### TASK TO CARRY OUT
Say how many lines include "LaTeX", with no words around the number.

Source code of charts

------------------------------------------------------------------------

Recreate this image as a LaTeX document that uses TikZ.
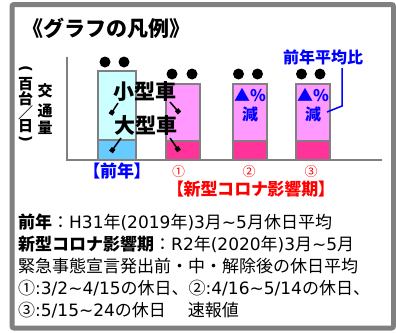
\documentclass[tikz,border=0pt]{standalone}
\usepackage{fontspec}
\setmainfont{Noto Sans CJK JP}
\newfontfamily\lat{DejaVu Sans}
\newfontfamily\jpp{Noto Sans CJK JP}[RawFeature=+palt]
\usetikzlibrary{arrows.meta}
\definecolor{framegray}{HTML}{808080}
\definecolor{cyanlight}{HTML}{CCFFFF}
\definecolor{bluebar}{HTML}{66CCFF}
\definecolor{pinklight}{HTML}{FF99FF}
\definecolor{pinkbar}{HTML}{FF3399}
\definecolor{textblue}{HTML}{0000FF}
\definecolor{textred}{HTML}{FF0000}
\newcommand\fsz[2]{\fontsize{#1}{#2}\selectfont}
\newcommand\lt[1]{{\lat #1}}
\begin{document}
\begin{tikzpicture}[x=1pt,y=-1pt,
  barpart/.style={draw=framegray, line width=2pt},
  axisline/.style={draw=framegray, line width=2.5pt},
  blackdot/.style={circle, fill=black, minimum size=11pt, inner sep=0pt},
  plain/.style={inner sep=0pt},
  vchar/.style={plain, font=\bfseries\fsz{15}{15}},
  cartext/.style={plain, font=\bfseries\fsz{21}{21}},
  pctext/.style={plain, text=textblue, font=\bfseries\fsz{16}{16}},
  circnum/.style={plain, text=textred, font=\fsz{13}{13}},
  bodytext/.style={plain, anchor=base west, font=\fsz{17}{17}},
  pointer/.style={line width=1.5pt, -{Square[length=4.5pt,width=4.5pt]}},
  bluepointer/.style={draw=textblue, line width=1.5pt}
]
\useasboundingbox (0,0) rectangle (396,332);
\fill[white] (0,0) rectangle (396,332);
% frame
\draw[draw=framegray, line width=5pt, rounded corners=2pt] (12,4.5) rectangle (393.5,328);
% title
\node[plain, anchor=base west, font=\bfseries\fsz{21}{21}] (title) at (22,36.5) {《グラフの凡例》};
% axis labels (vertical)
\node[vchar] (u1) at (25.5,69) {\rotatebox{-90}{\lt{\bfseries(}}};
\node[vchar] (u2) at (25.5,84.5) {百};
\node[vchar] (u3) at (25.5,98.5) {台};
\node[vchar] (u4) at (25.5,112.5) {／};
\node[vchar] (u5) at (25.5,126.5) {日};
\node[vchar] (u6) at (25.5,139) {\rotatebox{-90}{\lt{\bfseries)}}};
\node[vchar] (q1) at (45,91) {交};
\node[vchar] (q2) at (45,111) {通};
\node[vchar] (q3) at (45,128) {量};
% bars
\draw[barpart, fill=cyanlight] (98,71) rectangle (136,140);
\draw[barpart, fill=bluebar] (98,140) rectangle (136,160);
\draw[barpart, fill=pinklight] (166,84) rectangle (200,141);
\draw[barpart, fill=pinkbar] (166,141) rectangle (200,160);
\draw[barpart, fill=pinklight] (233,84) rectangle (267,141);
\draw[barpart, fill=pinkbar] (233,141) rectangle (267,160);
\draw[barpart, fill=pinklight] (296,84) rectangle (330,141);
\draw[barpart, fill=pinkbar] (296,141) rectangle (330,160);
% axes
\draw[axisline] (67,57) -- (67,160) -- (382,160);
% dots
\node[blackdot] (d1a) at (105,62) {};
\node[blackdot] (d1b) at (124,62) {};
\node[blackdot] (d2a) at (172,74) {};
\node[blackdot] (d2b) at (192,74) {};
\node[blackdot] (d3a) at (238.5,74) {};
\node[blackdot] (d3b) at (257.5,74) {};
\node[blackdot] (d4a) at (301.5,74) {};
\node[blackdot] (d4b) at (320,74) {};
% car type labels
\node[cartext] (small) at (145,91.5) {小型車};
\node[cartext] (large) at (146,126) {大型車};
\coordinate (p1s) at (118,103); \coordinate (p1e) at (110.5,114.5);
\coordinate (p2s) at (170,102); \coordinate (p2e) at (179.5,113);
\coordinate (p3s) at (121,138); \coordinate (p3e) at (111,152);
\coordinate (p4s) at (170,138); \coordinate (p4e) at (179,151);
\draw[pointer] (p1s) -- (p1e);
\draw[pointer] (p2s) -- (p2e);
\draw[pointer] (p3s) -- (p3e);
\draw[pointer] (p4s) -- (p4e);
% percent labels
\node[pctext] (pc3) at (250,95.5) {▲\%};
\node[pctext] (dec3) at (250,114.5) {減};
\node[pctext] (pc4) at (313,95.5) {▲\%};
\node[pctext] (dec4) at (313,114.5) {減};
\node[pctext] (ratio) at (323,57) {前年平均比};
\coordinate (b1) at (342,68); \coordinate (b2) at (342,106); \coordinate (b3) at (327,112);
\draw[bluepointer] (b1) -- (b2) -- (b3);
% x labels
\node[plain, text=textblue, font=\jpp\bfseries\fsz{17}{17}] (prev) at (117,171) {【前年】};
\node[circnum] (n1) at (178.5,171.5) {①};
\node[circnum] (n2) at (249,171.5) {②};
\node[circnum] (n3) at (311,171.5) {③};
\node[plain, text=textred, font=\jpp\bfseries\fsz{17}{17}] (corona) at (251,189.5) {【新型コロナ影響期】};
% legend text
\node[bodytext] (l1) at (18,228) {\textbf{前年}：\lt{H31}年\lt{(2019}年\lt{)3}月\lt{\textasciitilde5}月休日平均};
\node[bodytext] (l2) at (18,250.3) {\textbf{新型コロナ影響期}：\lt{R2}年\lt{(2020}年\lt{)3}月\lt{\textasciitilde5}月};
\node[bodytext] (l3) at (18,272.5) {緊急事態宣言発出前・中・解除後の休日平均};
\node[bodytext] (l4) at (18,294.5) {①\lt{:3/2\textasciitilde4/15}の休日、②\lt{:4/16\textasciitilde5/14}の休日、};
\node[bodytext] (l5) at (18,316) {③\lt{:5/15\textasciitilde24}の休日\hspace{22pt}速報値};
\end{tikzpicture}
\end{document}
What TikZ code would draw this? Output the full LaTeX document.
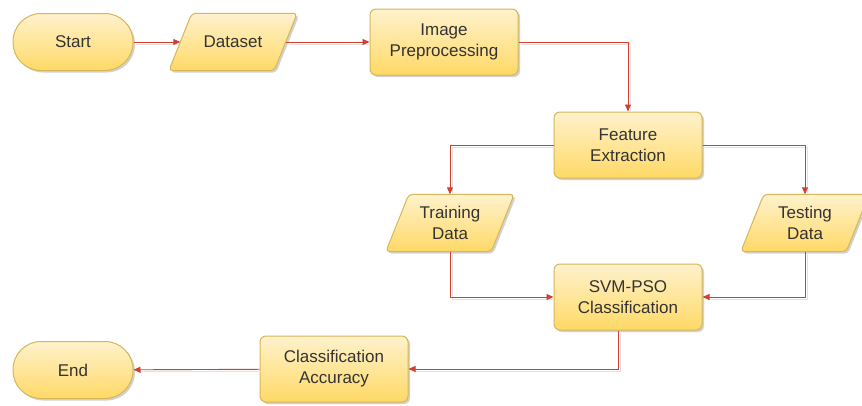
\documentclass[tikz,border=0pt]{standalone}
\usepackage{fontspec}
\setmainfont{Liberation Sans}
\usetikzlibrary{shadows,arrows.meta}
\definecolor{boxtop}{HTML}{FFF2CC}
\definecolor{boxbot}{HTML}{FFD966}
\definecolor{boxline}{HTML}{D6B656}
\definecolor{flow}{HTML}{D04030}
\definecolor{flowshade}{HTML}{E2E2E2}
\definecolor{txt}{HTML}{333333}
\tikzset{
  skin/.style={draw=boxline, line width=1pt, top color=boxtop, bottom color=boxbot,
    drop shadow={shadow xshift=2pt, shadow yshift=-2pt, fill=black, opacity=0.18}},
  label/.style={text=txt, font=\fontsize{17}{21}\selectfont, align=center, inner sep=0pt},
  terminal/.style={skin, label, rectangle, rounded corners=28pt, minimum width=120pt, minimum height=57pt},
  process/.style={skin, label, rectangle, rounded corners=6pt, minimum width=148pt, minimum height=66pt},
  % slanted data box: the node fixes the place, the outline is drawn round it
  iobox/.style={label, rectangle, minimum width=105pt, minimum height=57pt},
  ioskin/.style={skin, rounded corners=4pt},
  flowline/.style={draw=flow, line width=0.9pt, -{Triangle[length=7pt,width=6pt]}},
  shadeline/.style={draw=flowshade, line width=1pt, shorten >=3pt}
}
\begin{document}
\begin{tikzpicture}[x=1pt, y=-1pt]
\useasboundingbox (0,0) rectangle (862,405);
\node[terminal] (start) at (73,42) {Start};
\node[iobox] (data) at (233,42) {};
\node[process] (pre) at (444,42) {Image\\Preprocessing};
\node[process] (feat) at (628,145) {Feature\\Extraction};
\node[iobox] (train) at (450,223) {};
\node[iobox] (test) at (805,223) {};
\node[process] (svm) at (628,297) {SVM-PSO\\Classification};
\node[process] (acc) at (334,369) {Classification\\Accuracy};
\node[terminal] (end) at (73,370) {End};
% outlines of the slanted data boxes
\path[ioskin] ([xshift=11.5pt]data.north west) -- ([xshift=11.5pt]data.north east)
  -- ([xshift=-11.5pt]data.south east) -- ([xshift=-11.5pt]data.south west) -- cycle;
\node[label] at (data) {Dataset};
\path[ioskin] ([xshift=11.5pt]train.north west) -- ([xshift=11.5pt]train.north east)
  -- ([xshift=-11.5pt]train.south east) -- ([xshift=-11.5pt]train.south west) -- cycle;
\node[label] at (train) {Training\\Data};
\path[ioskin] ([xshift=11.5pt]test.north west) -- ([xshift=11.5pt]test.north east)
  -- ([xshift=-11.5pt]test.south east) -- ([xshift=-11.5pt]test.south west) -- cycle;
\node[label] at (test) {Testing\\Data};
% soft grey duplicates under each connector
\begin{scope}[transform canvas={shift={(2pt,-2pt)}}]
\draw[shadeline] (start) -- (data);
\draw[shadeline] (data) -- (pre);
\draw[shadeline] (pre.east) -| (feat.north);
\draw[shadeline] (feat.west) -| (train.north);
\draw[shadeline] (feat.east) -| (test.north);
\draw[shadeline] (train.south) |- (svm.west);
\draw[shadeline] (test.south) |- (svm.east);
\draw[shadeline] ([xshift=-10pt]svm.south) |- (acc.east);
\draw[shadeline] (acc) -- (end);
\end{scope}
% connectors
\draw[flowline] (start) -- (data);
\draw[flowline] (data) -- (pre);
\draw[flowline] (pre.east) -| (feat.north);
\draw[flowline] (feat.west) -| (train.north);
\draw[flowline] (feat.east) -| (test.north);
\draw[flowline] (train.south) |- (svm.west);
\draw[flowline] (test.south) |- (svm.east);
\draw[flowline] ([xshift=-10pt]svm.south) |- (acc.east);
\draw[flowline] (acc) -- (end);
\end{tikzpicture}
\end{document}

------------------------------------------------------------------------

### FINAL ANSWER
2